The “political normality” you long for is one in which it has become an article of faith for members of one party to refer to a Democratic congressman as a “Democrat” congressman, a coinage developed specifically as an attempt to belittle by Bob Dole, who is what passes for an elder statesman in the Republican Party. You should acknowledge that, for much of the Right, any Democratic President –heck, any Democrat at all-- is, essentially (and, in the case of some celebrated Right spokespersons, explicitly) a traitor. If the Democrat is also black … well, that speaks for itself.

You invite the President to avoid the immigration “power grab,” ignoring the fact that, no matter what this President does, he will be vilified for having done it, or for not having done it; and this demonization will include simple lying –about him personally (his origins, religion, and the notion that he “hates America,” all endorsed implicitly and in some cases explicitly by members of Congress), or his policies (he’s a socialist who refused to nationalize the banks when a lot of non-socialists were recommending it), or his actions (he bailed out the banks, although this took place during the Bush Administration) as well as dire threats and hollow predictions. Faced with the unrelenting hostility of the Republican Party, why should he care about some additional, theoretical “disgrace?” 

Read what the Europeans are saying: Obama is popular, but America is exceptional –exceptionally dysfunctional, with corrupt politics--, and so cannot be relied upon to do even what is in its own interests.

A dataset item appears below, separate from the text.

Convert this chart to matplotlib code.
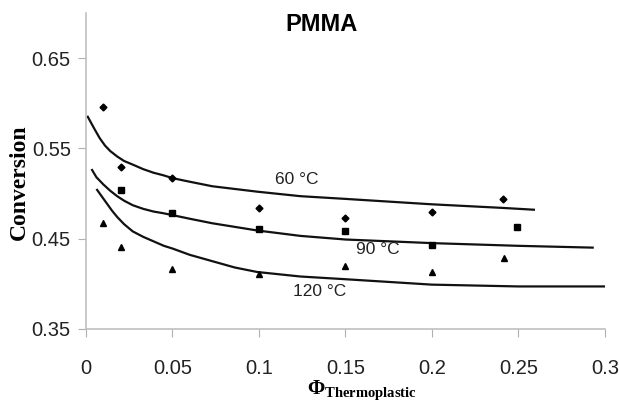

The democracy is poisoned, all right. It is poisoned by animus, by money, and by the rage of those whose way of life seems threatened. But most of all it is poisoned by the attitudes of those in power, whose goal is not the betterment of the country, but the possession of the power itself. You are right about the “will to power.” The only question is, power to be used for whose benefit? In this regard, I think the score is 99 to 1, and the Republican “1” is the 1 percent.